*TASK DESCRIPTION*: Can you write out every line from the start of the records below through the line containing "(1702,1061) -- (1702,1122);", leaving out any pictures?

=======

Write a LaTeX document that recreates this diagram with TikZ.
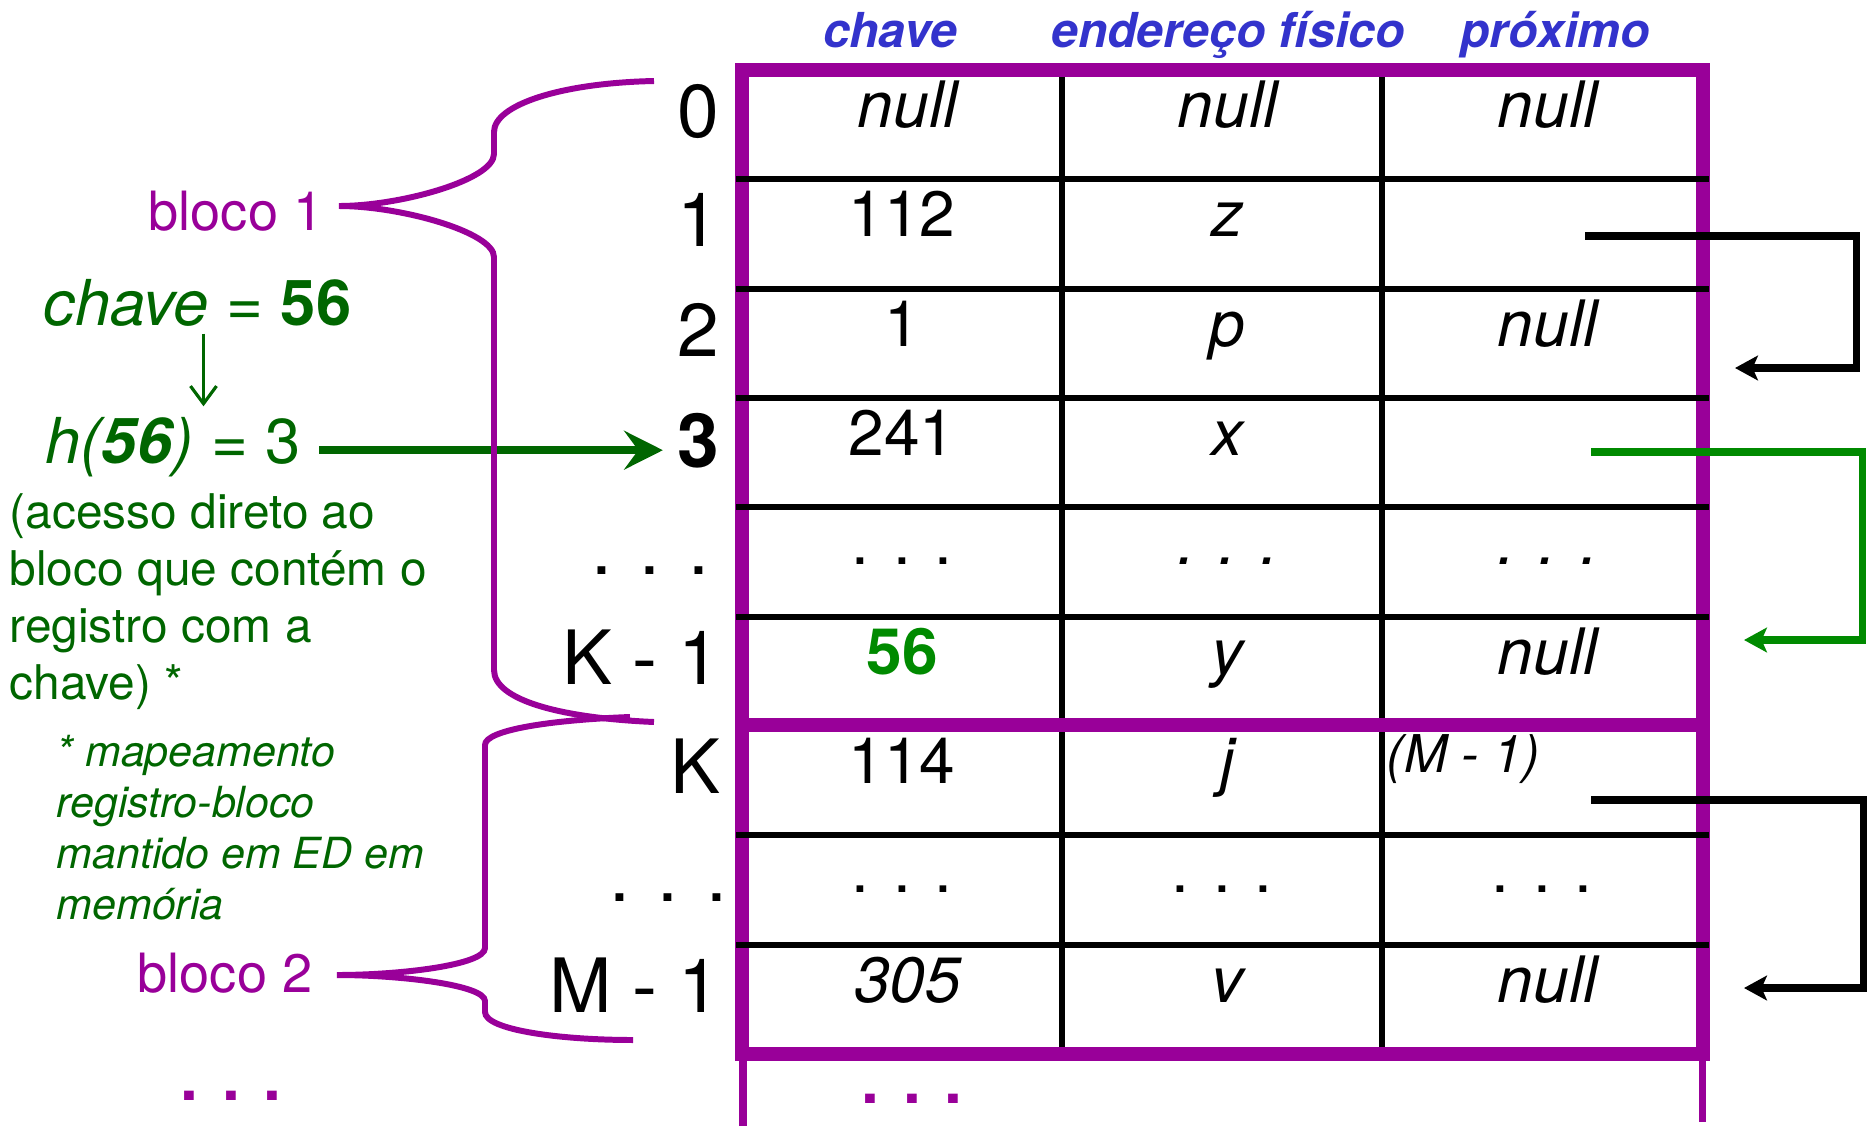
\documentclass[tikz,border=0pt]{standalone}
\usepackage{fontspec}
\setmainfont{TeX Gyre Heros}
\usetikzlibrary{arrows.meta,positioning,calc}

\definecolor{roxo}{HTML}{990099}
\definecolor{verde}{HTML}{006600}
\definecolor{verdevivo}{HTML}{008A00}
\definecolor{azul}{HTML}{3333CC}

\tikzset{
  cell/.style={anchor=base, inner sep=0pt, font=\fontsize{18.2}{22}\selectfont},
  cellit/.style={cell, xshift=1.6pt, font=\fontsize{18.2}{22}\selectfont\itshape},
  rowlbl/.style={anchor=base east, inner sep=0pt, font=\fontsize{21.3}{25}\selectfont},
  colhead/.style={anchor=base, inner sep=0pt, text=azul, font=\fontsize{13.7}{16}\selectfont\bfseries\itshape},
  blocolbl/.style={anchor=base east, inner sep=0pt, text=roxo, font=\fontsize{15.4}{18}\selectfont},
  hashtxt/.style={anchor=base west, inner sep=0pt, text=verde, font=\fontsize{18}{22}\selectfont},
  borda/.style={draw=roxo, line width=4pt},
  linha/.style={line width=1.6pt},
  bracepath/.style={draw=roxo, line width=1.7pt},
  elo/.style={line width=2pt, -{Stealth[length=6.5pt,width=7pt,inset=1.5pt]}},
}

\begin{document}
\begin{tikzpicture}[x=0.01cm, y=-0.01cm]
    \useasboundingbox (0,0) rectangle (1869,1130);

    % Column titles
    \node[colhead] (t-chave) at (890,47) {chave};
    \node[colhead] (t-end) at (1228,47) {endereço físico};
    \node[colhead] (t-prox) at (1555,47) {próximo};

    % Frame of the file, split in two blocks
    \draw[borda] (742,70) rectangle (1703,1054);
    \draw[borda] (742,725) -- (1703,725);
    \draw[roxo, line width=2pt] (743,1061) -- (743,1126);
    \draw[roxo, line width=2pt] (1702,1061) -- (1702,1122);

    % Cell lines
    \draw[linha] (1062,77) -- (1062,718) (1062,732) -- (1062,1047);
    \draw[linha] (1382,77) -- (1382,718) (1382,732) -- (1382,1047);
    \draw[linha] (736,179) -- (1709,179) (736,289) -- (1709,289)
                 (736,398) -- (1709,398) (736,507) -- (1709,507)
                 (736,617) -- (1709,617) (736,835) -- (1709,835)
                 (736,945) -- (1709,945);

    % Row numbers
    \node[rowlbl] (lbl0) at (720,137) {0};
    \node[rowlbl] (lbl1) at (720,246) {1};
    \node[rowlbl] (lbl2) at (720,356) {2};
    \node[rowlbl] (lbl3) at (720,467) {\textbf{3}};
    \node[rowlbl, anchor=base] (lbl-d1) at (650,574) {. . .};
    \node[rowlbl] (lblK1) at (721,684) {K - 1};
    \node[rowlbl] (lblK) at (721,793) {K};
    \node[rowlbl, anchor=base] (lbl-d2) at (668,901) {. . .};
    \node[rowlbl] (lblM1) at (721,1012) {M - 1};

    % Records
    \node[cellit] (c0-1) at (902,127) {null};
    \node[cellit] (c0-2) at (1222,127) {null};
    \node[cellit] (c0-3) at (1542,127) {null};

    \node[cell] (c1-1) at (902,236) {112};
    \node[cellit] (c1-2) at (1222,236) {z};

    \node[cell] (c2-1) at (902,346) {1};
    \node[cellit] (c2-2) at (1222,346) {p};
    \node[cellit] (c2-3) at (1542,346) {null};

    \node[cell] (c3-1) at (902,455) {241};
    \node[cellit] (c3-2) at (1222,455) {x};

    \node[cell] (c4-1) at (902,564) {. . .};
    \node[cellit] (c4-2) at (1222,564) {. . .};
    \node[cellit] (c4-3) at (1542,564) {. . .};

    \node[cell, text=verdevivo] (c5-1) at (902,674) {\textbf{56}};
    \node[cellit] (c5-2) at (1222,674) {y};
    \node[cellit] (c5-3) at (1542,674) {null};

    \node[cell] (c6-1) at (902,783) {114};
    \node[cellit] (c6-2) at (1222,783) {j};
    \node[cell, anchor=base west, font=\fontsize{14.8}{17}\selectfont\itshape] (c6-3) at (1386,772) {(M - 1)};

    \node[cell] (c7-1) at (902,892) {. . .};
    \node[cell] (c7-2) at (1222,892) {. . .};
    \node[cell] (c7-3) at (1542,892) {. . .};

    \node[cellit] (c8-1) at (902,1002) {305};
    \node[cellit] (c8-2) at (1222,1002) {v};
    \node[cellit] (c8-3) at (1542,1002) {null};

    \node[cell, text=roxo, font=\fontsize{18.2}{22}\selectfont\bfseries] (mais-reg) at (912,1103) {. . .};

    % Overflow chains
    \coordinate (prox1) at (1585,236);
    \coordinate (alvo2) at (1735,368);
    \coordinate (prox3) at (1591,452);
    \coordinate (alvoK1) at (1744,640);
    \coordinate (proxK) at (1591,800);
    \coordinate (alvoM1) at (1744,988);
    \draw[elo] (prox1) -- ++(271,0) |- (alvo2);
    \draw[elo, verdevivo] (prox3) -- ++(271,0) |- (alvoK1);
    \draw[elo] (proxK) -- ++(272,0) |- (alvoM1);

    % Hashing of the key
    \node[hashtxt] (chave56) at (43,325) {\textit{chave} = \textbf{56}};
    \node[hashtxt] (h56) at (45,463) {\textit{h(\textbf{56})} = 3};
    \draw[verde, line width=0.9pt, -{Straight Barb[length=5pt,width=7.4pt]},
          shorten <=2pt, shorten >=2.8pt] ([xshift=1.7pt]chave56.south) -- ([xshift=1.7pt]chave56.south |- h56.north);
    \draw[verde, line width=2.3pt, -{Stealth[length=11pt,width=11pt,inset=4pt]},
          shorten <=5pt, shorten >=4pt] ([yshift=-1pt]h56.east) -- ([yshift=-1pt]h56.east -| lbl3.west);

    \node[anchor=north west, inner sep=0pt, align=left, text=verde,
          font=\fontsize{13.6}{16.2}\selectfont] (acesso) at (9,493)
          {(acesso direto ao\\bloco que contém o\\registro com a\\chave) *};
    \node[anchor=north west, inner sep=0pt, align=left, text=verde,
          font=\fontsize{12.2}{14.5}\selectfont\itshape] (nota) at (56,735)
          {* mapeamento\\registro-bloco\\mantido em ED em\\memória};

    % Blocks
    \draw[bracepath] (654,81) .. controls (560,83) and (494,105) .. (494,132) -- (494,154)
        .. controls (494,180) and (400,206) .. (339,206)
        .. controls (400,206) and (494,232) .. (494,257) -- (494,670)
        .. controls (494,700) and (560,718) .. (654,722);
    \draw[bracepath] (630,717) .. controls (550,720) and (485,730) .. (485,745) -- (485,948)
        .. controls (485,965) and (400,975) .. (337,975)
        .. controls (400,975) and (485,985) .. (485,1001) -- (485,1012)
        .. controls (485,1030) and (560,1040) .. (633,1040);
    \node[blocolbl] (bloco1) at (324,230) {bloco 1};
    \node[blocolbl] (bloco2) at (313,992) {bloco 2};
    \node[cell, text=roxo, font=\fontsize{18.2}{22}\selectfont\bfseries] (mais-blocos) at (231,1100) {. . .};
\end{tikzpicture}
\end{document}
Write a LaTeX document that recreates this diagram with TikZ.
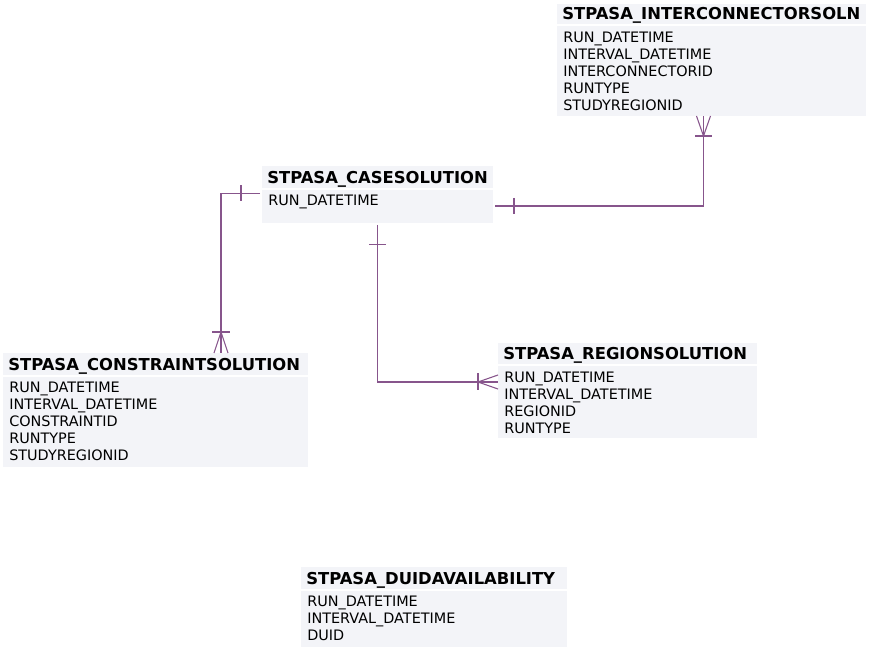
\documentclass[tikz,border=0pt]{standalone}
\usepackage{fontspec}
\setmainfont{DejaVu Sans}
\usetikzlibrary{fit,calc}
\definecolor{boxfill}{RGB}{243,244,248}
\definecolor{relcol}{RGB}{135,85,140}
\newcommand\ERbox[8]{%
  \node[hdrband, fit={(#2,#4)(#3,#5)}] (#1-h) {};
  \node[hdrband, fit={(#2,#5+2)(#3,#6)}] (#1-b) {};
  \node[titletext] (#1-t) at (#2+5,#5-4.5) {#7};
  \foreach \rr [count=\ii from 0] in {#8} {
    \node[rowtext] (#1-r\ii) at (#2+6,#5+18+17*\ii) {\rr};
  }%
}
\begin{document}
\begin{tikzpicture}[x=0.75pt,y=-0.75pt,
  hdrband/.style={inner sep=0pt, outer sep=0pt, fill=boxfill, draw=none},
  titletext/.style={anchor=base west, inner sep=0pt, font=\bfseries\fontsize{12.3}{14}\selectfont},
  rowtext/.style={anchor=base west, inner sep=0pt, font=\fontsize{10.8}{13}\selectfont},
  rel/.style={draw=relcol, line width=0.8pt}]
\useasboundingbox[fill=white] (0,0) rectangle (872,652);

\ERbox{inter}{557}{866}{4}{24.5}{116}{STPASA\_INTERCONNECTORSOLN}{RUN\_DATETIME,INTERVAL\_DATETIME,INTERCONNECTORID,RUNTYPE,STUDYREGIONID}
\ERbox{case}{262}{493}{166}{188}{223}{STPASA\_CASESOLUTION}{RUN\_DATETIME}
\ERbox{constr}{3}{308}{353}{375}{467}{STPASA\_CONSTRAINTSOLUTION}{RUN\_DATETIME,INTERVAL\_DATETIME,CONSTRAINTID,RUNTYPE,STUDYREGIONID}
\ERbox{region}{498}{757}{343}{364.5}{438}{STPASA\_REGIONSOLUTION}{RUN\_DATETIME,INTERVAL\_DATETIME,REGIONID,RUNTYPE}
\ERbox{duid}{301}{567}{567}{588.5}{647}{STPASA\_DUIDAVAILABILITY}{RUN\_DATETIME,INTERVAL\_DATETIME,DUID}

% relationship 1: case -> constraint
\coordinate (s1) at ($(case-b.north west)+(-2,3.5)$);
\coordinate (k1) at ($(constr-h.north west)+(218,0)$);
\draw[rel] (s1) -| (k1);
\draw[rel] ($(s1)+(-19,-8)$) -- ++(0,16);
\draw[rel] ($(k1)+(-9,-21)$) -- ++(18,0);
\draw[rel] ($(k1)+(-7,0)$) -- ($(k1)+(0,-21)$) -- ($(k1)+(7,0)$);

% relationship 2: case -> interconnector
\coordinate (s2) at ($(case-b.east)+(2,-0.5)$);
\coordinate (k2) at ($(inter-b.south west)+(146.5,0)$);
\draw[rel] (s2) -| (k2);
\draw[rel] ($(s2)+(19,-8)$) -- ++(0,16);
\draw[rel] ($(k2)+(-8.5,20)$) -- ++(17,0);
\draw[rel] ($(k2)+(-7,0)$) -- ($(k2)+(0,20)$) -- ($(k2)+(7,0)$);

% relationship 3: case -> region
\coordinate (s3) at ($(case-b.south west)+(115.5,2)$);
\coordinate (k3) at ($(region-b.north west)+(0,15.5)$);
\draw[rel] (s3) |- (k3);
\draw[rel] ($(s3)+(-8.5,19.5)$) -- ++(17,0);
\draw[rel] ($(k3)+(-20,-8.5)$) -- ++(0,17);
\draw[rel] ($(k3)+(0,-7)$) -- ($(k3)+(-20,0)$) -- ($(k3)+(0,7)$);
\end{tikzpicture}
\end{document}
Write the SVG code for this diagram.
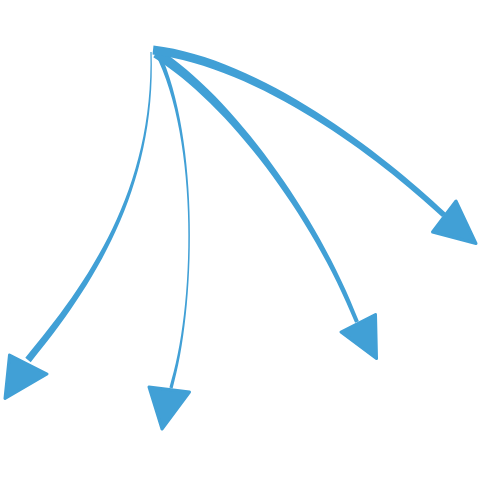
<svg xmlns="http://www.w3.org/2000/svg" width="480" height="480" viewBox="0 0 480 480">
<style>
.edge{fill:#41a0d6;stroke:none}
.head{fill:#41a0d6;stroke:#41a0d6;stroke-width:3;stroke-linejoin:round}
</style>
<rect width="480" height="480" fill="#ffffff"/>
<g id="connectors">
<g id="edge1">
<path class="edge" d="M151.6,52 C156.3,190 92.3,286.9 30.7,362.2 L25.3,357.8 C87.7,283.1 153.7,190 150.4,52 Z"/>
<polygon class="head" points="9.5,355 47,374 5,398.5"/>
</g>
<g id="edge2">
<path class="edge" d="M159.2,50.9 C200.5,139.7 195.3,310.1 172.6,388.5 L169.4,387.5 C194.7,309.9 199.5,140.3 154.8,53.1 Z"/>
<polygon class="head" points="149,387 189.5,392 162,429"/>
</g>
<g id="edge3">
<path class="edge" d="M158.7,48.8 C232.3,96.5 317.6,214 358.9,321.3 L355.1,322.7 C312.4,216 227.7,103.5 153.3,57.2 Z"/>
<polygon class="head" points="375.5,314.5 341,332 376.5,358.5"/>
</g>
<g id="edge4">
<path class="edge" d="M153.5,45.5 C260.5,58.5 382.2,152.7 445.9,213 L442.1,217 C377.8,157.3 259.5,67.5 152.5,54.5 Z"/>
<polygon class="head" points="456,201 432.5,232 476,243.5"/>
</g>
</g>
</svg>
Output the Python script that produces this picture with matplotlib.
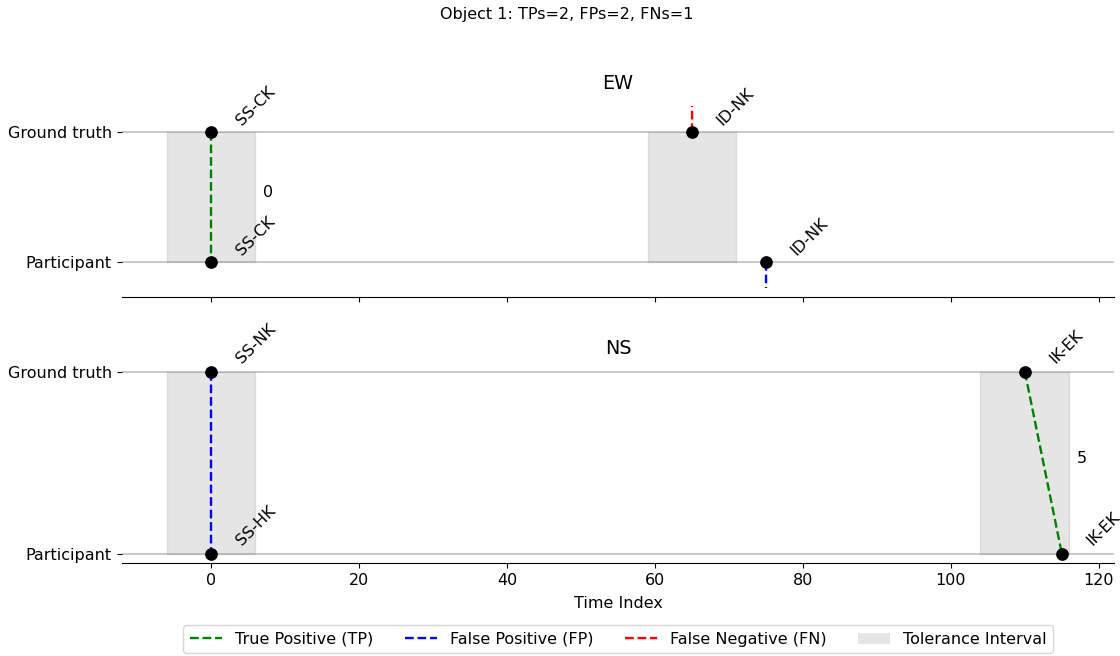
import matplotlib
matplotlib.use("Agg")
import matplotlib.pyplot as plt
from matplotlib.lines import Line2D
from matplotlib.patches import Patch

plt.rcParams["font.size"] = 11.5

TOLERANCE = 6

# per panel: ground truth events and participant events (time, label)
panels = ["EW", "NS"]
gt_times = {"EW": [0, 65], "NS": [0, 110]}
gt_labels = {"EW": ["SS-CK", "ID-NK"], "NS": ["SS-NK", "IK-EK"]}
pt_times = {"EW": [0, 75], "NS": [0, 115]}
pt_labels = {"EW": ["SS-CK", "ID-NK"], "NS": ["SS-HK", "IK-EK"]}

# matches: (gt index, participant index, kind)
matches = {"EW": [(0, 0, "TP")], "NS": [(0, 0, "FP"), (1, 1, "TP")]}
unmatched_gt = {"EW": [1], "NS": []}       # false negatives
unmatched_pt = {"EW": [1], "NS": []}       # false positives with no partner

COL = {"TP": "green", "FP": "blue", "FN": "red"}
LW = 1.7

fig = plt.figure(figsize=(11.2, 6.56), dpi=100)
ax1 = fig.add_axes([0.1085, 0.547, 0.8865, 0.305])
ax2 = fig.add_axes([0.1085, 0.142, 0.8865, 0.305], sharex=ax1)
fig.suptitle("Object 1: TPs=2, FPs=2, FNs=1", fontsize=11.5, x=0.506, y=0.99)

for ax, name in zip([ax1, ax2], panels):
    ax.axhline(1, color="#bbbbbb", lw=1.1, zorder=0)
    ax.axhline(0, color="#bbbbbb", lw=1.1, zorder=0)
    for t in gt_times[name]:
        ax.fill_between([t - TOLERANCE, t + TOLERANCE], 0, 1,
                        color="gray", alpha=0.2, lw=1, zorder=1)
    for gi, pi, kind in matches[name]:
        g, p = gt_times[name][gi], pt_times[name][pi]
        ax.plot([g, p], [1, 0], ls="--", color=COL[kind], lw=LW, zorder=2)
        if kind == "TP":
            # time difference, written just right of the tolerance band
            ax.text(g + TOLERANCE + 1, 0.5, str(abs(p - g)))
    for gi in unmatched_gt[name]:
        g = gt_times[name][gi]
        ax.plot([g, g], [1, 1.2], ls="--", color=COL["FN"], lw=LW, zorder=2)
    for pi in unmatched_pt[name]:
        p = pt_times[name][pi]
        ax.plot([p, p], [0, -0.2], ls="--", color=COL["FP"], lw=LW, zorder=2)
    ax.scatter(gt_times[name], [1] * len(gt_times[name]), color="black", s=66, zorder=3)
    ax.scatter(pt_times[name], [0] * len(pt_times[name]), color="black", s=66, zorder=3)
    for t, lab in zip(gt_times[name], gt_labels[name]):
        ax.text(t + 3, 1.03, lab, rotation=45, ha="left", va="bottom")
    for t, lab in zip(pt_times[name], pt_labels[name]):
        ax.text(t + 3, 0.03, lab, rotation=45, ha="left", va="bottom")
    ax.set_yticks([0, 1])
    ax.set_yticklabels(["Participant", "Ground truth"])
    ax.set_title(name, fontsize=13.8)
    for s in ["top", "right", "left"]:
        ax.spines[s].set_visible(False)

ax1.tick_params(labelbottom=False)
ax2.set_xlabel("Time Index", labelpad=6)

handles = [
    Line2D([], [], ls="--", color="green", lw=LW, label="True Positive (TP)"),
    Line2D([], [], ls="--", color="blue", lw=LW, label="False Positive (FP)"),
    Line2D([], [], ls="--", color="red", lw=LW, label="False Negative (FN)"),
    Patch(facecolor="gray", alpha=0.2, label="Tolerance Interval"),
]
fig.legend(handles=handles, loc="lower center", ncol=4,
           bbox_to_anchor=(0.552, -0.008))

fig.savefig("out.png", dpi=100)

=======

*RESPONSE TO THE EXERCISE*:
Write a LaTeX document that recreates this diagram with TikZ.
\documentclass[tikz,border=0pt]{standalone}
\usepackage{fontspec}
\setmainfont{TeX Gyre Heros}
\usetikzlibrary{arrows.meta,positioning,calc}

\definecolor{roxo}{HTML}{990099}
\definecolor{verde}{HTML}{006600}
\definecolor{verdevivo}{HTML}{008A00}
\definecolor{azul}{HTML}{3333CC}

\tikzset{
  cell/.style={anchor=base, inner sep=0pt, font=\fontsize{18.2}{22}\selectfont},
  cellit/.style={cell, xshift=1.6pt, font=\fontsize{18.2}{22}\selectfont\itshape},
  rowlbl/.style={anchor=base east, inner sep=0pt, font=\fontsize{21.3}{25}\selectfont},
  colhead/.style={anchor=base, inner sep=0pt, text=azul, font=\fontsize{13.7}{16}\selectfont\bfseries\itshape},
  blocolbl/.style={anchor=base east, inner sep=0pt, text=roxo, font=\fontsize{15.4}{18}\selectfont},
  hashtxt/.style={anchor=base west, inner sep=0pt, text=verde, font=\fontsize{18}{22}\selectfont},
  borda/.style={draw=roxo, line width=4pt},
  linha/.style={line width=1.6pt},
  bracepath/.style={draw=roxo, line width=1.7pt},
  elo/.style={line width=2pt, -{Stealth[length=6.5pt,width=7pt,inset=1.5pt]}},
}

\begin{document}
\begin{tikzpicture}[x=0.01cm, y=-0.01cm]
    \useasboundingbox (0,0) rectangle (1869,1130);

    % Column titles
    \node[colhead] (t-chave) at (890,47) {chave};
    \node[colhead] (t-end) at (1228,47) {endereço físico};
    \node[colhead] (t-prox) at (1555,47) {próximo};

    % Frame of the file, split in two blocks
    \draw[borda] (742,70) rectangle (1703,1054);
    \draw[borda] (742,725) -- (1703,725);
    \draw[roxo, line width=2pt] (743,1061) -- (743,1126);
    \draw[roxo, line width=2pt] (1702,1061) -- (1702,1122);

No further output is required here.